By the 1940 census, just after the first photo was taken, the situation here was very different. I could not find any available data on the house on the left, but the one on the right was, like many other on the street at the time, used as a rooming house. It was rented for $65 a month by Alice LeBlanc, a French-Canadian immigrant who sublet the house to 11 lodgers, as the census described them. The census also lists their occupations, which included a baker, machinist, waitress, janitor, and a department store clerk. Their salaries are also listed, which reflected an economy that was still recovering from the Great Depression; they ranged from the waitress’s $440 annual income to the baker’s comparatively princely $1540 earnings (in 2016 dollars these equate to about $7,500 and $26,000, respectively).

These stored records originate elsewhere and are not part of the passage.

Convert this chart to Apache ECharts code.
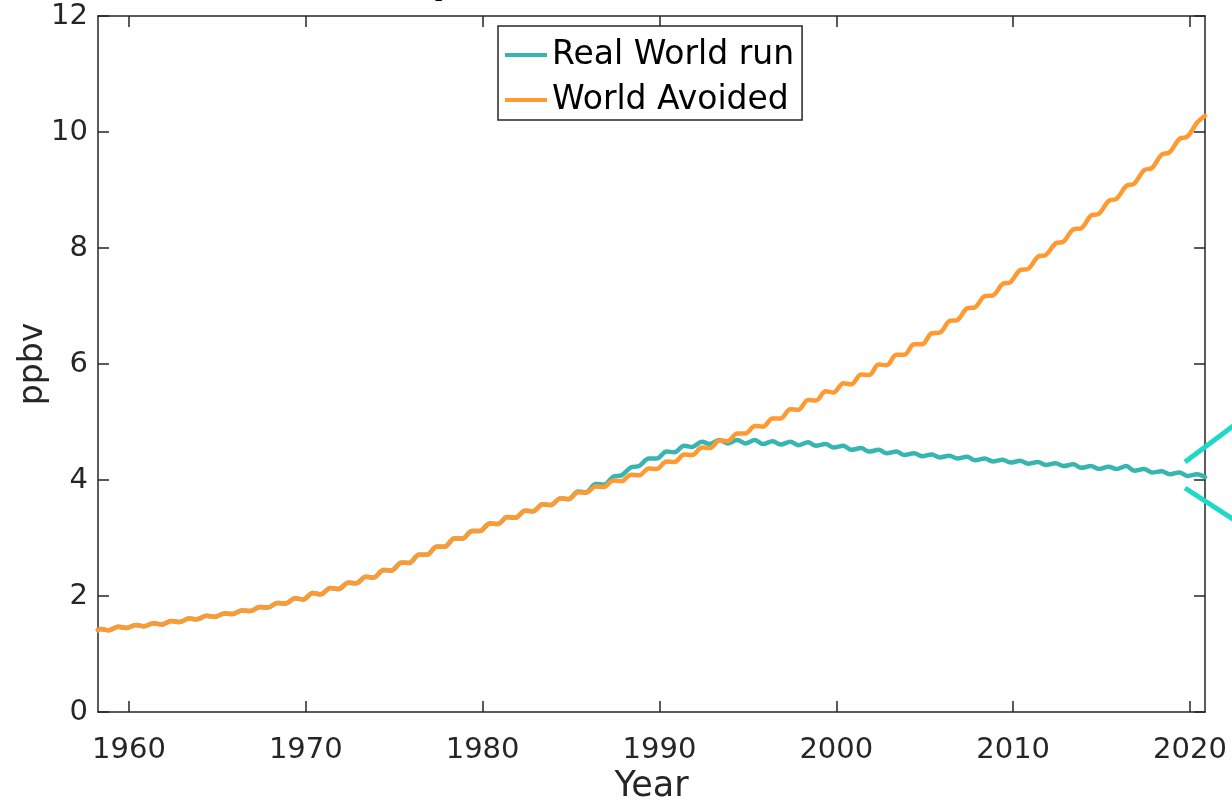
<!DOCTYPE html>
<html>
<head>
<meta charset="utf-8">
<script src="https://cdn.jsdelivr.net/npm/echarts@6/dist/echarts.min.js"></script>
<style>
  html, body { margin: 0; padding: 0; background: #ffffff; }
  #chart { width: 1232px; height: 805px; }
</style>
</head>
<body>
<div id="chart"></div>
<script>
// Monthly-resolution model output summarised as two seasonal samples per year:
// a mid-year peak and a late-year trough (ppbv).
const years = [
  1958, 1959, 1960, 1961, 1962, 1963, 1964, 1965, 1966, 1967,
  1968, 1969, 1970, 1971, 1972, 1973, 1974, 1975, 1976, 1977,
  1978, 1979, 1980, 1981, 1982, 1983, 1984, 1985, 1986, 1987,
  1988, 1989, 1990, 1991, 1992, 1993, 1994, 1995, 1996, 1997,
  1998, 1999, 2000, 2001, 2002, 2003, 2004, 2005, 2006, 2007,
  2008, 2009, 2010, 2011, 2012, 2013, 2014, 2015, 2016, 2017,
  2018, 2019, 2020
];

const xTicks = [1960, 1970, 1980, 1990, 2000, 2010, 2020];
const xRange = [1958.25, 2020.85];
const yRange = [0, 12];
const yStep = 2;

const seriesNames = ['Real World run', 'World Avoided'];

const avoidedStart = 1.41;
const avoidedPeak = [
  1.43, 1.47, 1.50, 1.53, 1.57, 1.61, 1.66, 1.70, 1.75, 1.81,
  1.88, 1.96, 2.05, 2.14, 2.23, 2.33, 2.45, 2.575, 2.71, 2.85,
  2.99, 3.12, 3.25, 3.36, 3.47, 3.58, 3.68, 3.79, 3.89, 3.99,
  4.09, 4.20, 4.32, 4.44, 4.56, 4.68, 4.80, 4.93, 5.06, 5.22,
  5.38, 5.53, 5.67, 5.82, 5.99, 6.16, 6.34, 6.53, 6.74, 6.96,
  7.17, 7.38, 7.62, 7.85, 8.08, 8.32, 8.56, 8.81, 9.07, 9.34,
  9.61, 9.88, 10.16
];
const avoidedTrough = [
  1.41, 1.45, 1.48, 1.51, 1.55, 1.60, 1.64, 1.69, 1.74, 1.80,
  1.87, 1.94, 2.03, 2.12, 2.22, 2.32, 2.44, 2.57, 2.71, 2.85,
  2.99, 3.12, 3.24, 3.35, 3.46, 3.57, 3.67, 3.78, 3.88, 3.98,
  4.08, 4.19, 4.31, 4.43, 4.55, 4.67, 4.80, 4.92, 5.06, 5.21,
  5.37, 5.51, 5.65, 5.81, 5.98, 6.16, 6.34, 6.54, 6.76, 6.98,
  7.18, 7.41, 7.64, 7.88, 8.11, 8.34, 8.59, 8.85, 9.11, 9.38,
  9.65, 9.92, 10.28
];

const realStart = 1.41;
const realPeak = [
  1.43, 1.47, 1.50, 1.53, 1.57, 1.61, 1.66, 1.70, 1.75, 1.81,
  1.88, 1.96, 2.05, 2.14, 2.23, 2.33, 2.45, 2.575, 2.71, 2.85,
  2.99, 3.12, 3.25, 3.36, 3.47, 3.58, 3.68, 3.80, 3.93, 4.06,
  4.22, 4.37, 4.49, 4.59, 4.66, 4.69, 4.69, 4.69, 4.67, 4.66,
  4.65, 4.62, 4.59, 4.55, 4.52, 4.49, 4.46, 4.44, 4.42, 4.40,
  4.37, 4.35, 4.33, 4.31, 4.29, 4.27, 4.24, 4.23, 4.24, 4.19,
  4.15, 4.13, 4.10
];
const realTrough = [
  1.41, 1.45, 1.48, 1.51, 1.55, 1.60, 1.64, 1.69, 1.74, 1.80,
  1.87, 1.94, 2.03, 2.12, 2.22, 2.32, 2.44, 2.57, 2.71, 2.85,
  2.99, 3.12, 3.24, 3.35, 3.46, 3.57, 3.67, 3.79, 3.92, 4.08,
  4.24, 4.37, 4.48, 4.57, 4.62, 4.63, 4.63, 4.62, 4.61, 4.60,
  4.59, 4.56, 4.52, 4.49, 4.46, 4.43, 4.41, 4.39, 4.37, 4.34,
  4.32, 4.30, 4.28, 4.26, 4.24, 4.21, 4.19, 4.19, 4.16, 4.13,
  4.10, 4.07, 4.05
];

// Sample times within each year for the peak and trough values.
const PEAK_PHASE = 0.4;
const TROUGH_PHASE = 0.85;

function seasonalSeries(start, peaks, troughs) {
  const pts = [[xRange[0], start]];
  years.forEach((yr, i) => {
    pts.push([yr + PEAK_PHASE, peaks[i]]);
    pts.push([Math.min(yr + TROUGH_PHASE, xRange[1]), troughs[i]]);
  });
  return pts;
}

const AXIS_COLOR = '#262626';
const FONT = 'DejaVu Sans';
const TEAL = '#37b6b1';
const ORANGE = '#ff9a33';

const axisLineStyle = { color: AXIS_COLOR, width: 1.5 };
const plainNumber = v => String(v);

const chart = echarts.init(document.getElementById('chart'), null, { renderer: 'canvas' });

chart.setOption({
  backgroundColor: '#ffffff',
  animation: false,
  grid: {
    left: 98, top: 16, right: 27, bottom: 93,
    outerBoundsMode: 'none',
    containLabel: false
  },
  legend: {
    orient: 'vertical',
    left: 498, top: 26,
    data: seriesNames,
    icon: 'rect',
    itemWidth: 42, itemHeight: 4,
    itemGap: 9,
    padding: [11, 8, 2, 7],
    borderColor: AXIS_COLOR, borderWidth: 1.5,
    backgroundColor: '#ffffff',
    textStyle: { fontFamily: FONT, fontSize: 33, color: '#000000', lineHeight: 36 }
  },
  xAxis: [
    {
      type: 'value', position: 'bottom',
      min: xRange[0], max: xRange[1],
      name: 'Year', nameLocation: 'middle', nameGap: 49,
      nameTextStyle: { fontFamily: FONT, fontSize: 35, color: AXIS_COLOR },
      axisLine: { show: true, onZero: false, lineStyle: axisLineStyle },
      axisTick: { show: true, inside: true, length: 11, customValues: xTicks, lineStyle: axisLineStyle },
      axisLabel: { show: true, customValues: xTicks, formatter: plainNumber, margin: 24,
                   fontFamily: FONT, fontSize: 29, color: AXIS_COLOR },
      splitLine: { show: false }
    },
    {
      type: 'value', position: 'top',
      min: xRange[0], max: xRange[1],
      axisLine: { show: true, onZero: false, lineStyle: axisLineStyle },
      axisTick: { show: true, inside: true, length: 11, customValues: xTicks, lineStyle: axisLineStyle },
      axisLabel: { show: false },
      splitLine: { show: false }
    }
  ],
  yAxis: [
    {
      type: 'value', position: 'left',
      min: yRange[0], max: yRange[1], interval: yStep,
      name: 'ppbv', nameLocation: 'middle', nameGap: 48, nameRotate: 90,
      nameMoveOverlap: false,
      nameTextStyle: { fontFamily: FONT, fontSize: 33, color: AXIS_COLOR },
      axisLine: { show: true, onZero: false, lineStyle: axisLineStyle },
      axisTick: { show: true, inside: true, length: 11, lineStyle: axisLineStyle },
      axisLabel: { show: true, margin: 10, formatter: plainNumber,
                   fontFamily: FONT, fontSize: 29, color: AXIS_COLOR },
      splitLine: { show: false }
    },
    {
      type: 'value', position: 'right',
      min: yRange[0], max: yRange[1], interval: yStep,
      axisLine: { show: true, onZero: false, lineStyle: axisLineStyle },
      axisTick: { show: true, inside: true, length: 11, lineStyle: axisLineStyle },
      axisLabel: { show: false },
      splitLine: { show: false }
    }
  ],
  series: [
    {
      name: seriesNames[0], type: 'line',
      xAxisIndex: 0, yAxisIndex: 0,
      data: seasonalSeries(realStart, realPeak, realTrough),
      showSymbol: false, symbol: 'none', smooth: 0.35,
      color: TEAL,
      lineStyle: { color: TEAL, width: 4.5, join: 'round', cap: 'round' },
      z: 3
    },
    {
      name: seriesNames[1], type: 'line',
      xAxisIndex: 0, yAxisIndex: 0,
      data: seasonalSeries(avoidedStart, avoidedPeak, avoidedTrough),
      showSymbol: false, symbol: 'none', smooth: 0.35,
      color: ORANGE,
      lineStyle: { color: ORANGE, width: 4.5, join: 'round', cap: 'round' },
      z: 4
    }
  ],
  graphic: [
    // zoom-inset connector strokes at the right edge
    { type: 'line', z: 100, shape: { x1: 1185, y1: 462, x2: 1236, y2: 424 },
      style: { stroke: '#1fd8c8', lineWidth: 5 } },
    { type: 'line', z: 100, shape: { x1: 1185, y1: 488, x2: 1236, y2: 521 },
      style: { stroke: '#1fd8c8', lineWidth: 5 } },
    // descender of the panel heading above the frame
    { type: 'text', z: 100, x: 435, y: 2,
      style: { text: 'p', font: 'bold 26px "Liberation Serif"', fill: '#000000',
               align: 'left', verticalAlign: 'bottom' } }
  ]
});
</script>
</body>
</html>
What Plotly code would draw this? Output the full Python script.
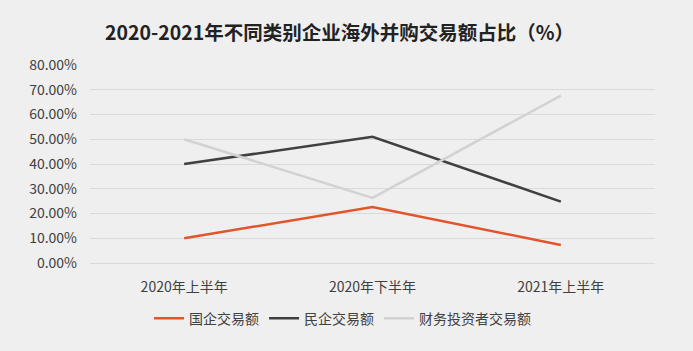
import plotly.graph_objects as go

categories = ["2020年上半年", "2020年下半年", "2021年上半年"]
soe = [10.0, 22.6, 7.3]
private = [40.0, 51.0, 24.8]
financial = [50.0, 26.3, 67.6]
series_names = ["国企交易额", "民企交易额", "财务投资者交易额"]
colors = ["#e4542c", "#404040", "#d2d2d2"]

font_family = "Noto Sans CJK SC, Noto Sans, sans-serif"

fig = go.Figure()
for name, vals, c in zip(series_names, [soe, private, financial], colors):
    fig.add_trace(go.Scatter(x=categories, y=vals, mode="lines", name=name,
                             line=dict(color=c, width=2.5)))

fig.update_layout(
    width=693, height=351,
    margin=dict(l=90, r=38, t=65, b=88),
    paper_bgcolor="#efefef",
    plot_bgcolor="#efefef",
    font=dict(family=font_family, color="#404040", size=14),
    title=dict(text="<b>2020-2021年不同类别企业海外并购交易额占比（%）</b>",
               x=0.49, xanchor="center", y=0.905, yanchor="middle",
               font=dict(size=19.5, color="#222222", family=font_family)),
    xaxis=dict(showgrid=False, showline=False, zeroline=False, ticks="",
               range=[-0.5, 2.5], ticklabelstandoff=14,
               tickfont=dict(size=14, color="#404040")),
    yaxis=dict(range=[0, 80], dtick=10, tickformat=".2f", ticksuffix="%",
               showgrid=True, gridcolor="#dadada", gridwidth=1,
               zeroline=True, zerolinecolor="#dadada", zerolinewidth=1,
               showline=False, ticks="", ticklen=0, ticklabelstandoff=12,
               tickfont=dict(size=14, color="#404040")),
    legend=dict(orientation="h", x=0.447, xanchor="center", y=-0.2, yanchor="top",
                font=dict(size=14, color="#404040"), itemwidth=30,
                bgcolor="rgba(0,0,0,0)"),
    showlegend=True,
)
fig.update_yaxes(automargin=False)
fig.update_xaxes(automargin=False)

fig.write_html("out.html")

When the Massachusetts Historical Commission filed reports on the historic Mattoon Street houses in the early 1970s, most were in a state of disrepair, except for the house on the right here. In their report on it, they remarked that “It is the only existing structure on the street to be rehabilitated and stands as an example of excellence for other owners to strive for.” Thankfully, in the years since, the other owners have followed suit, and today the entire street has been restored to its former elegance and is listed on the National Register of Historic Places.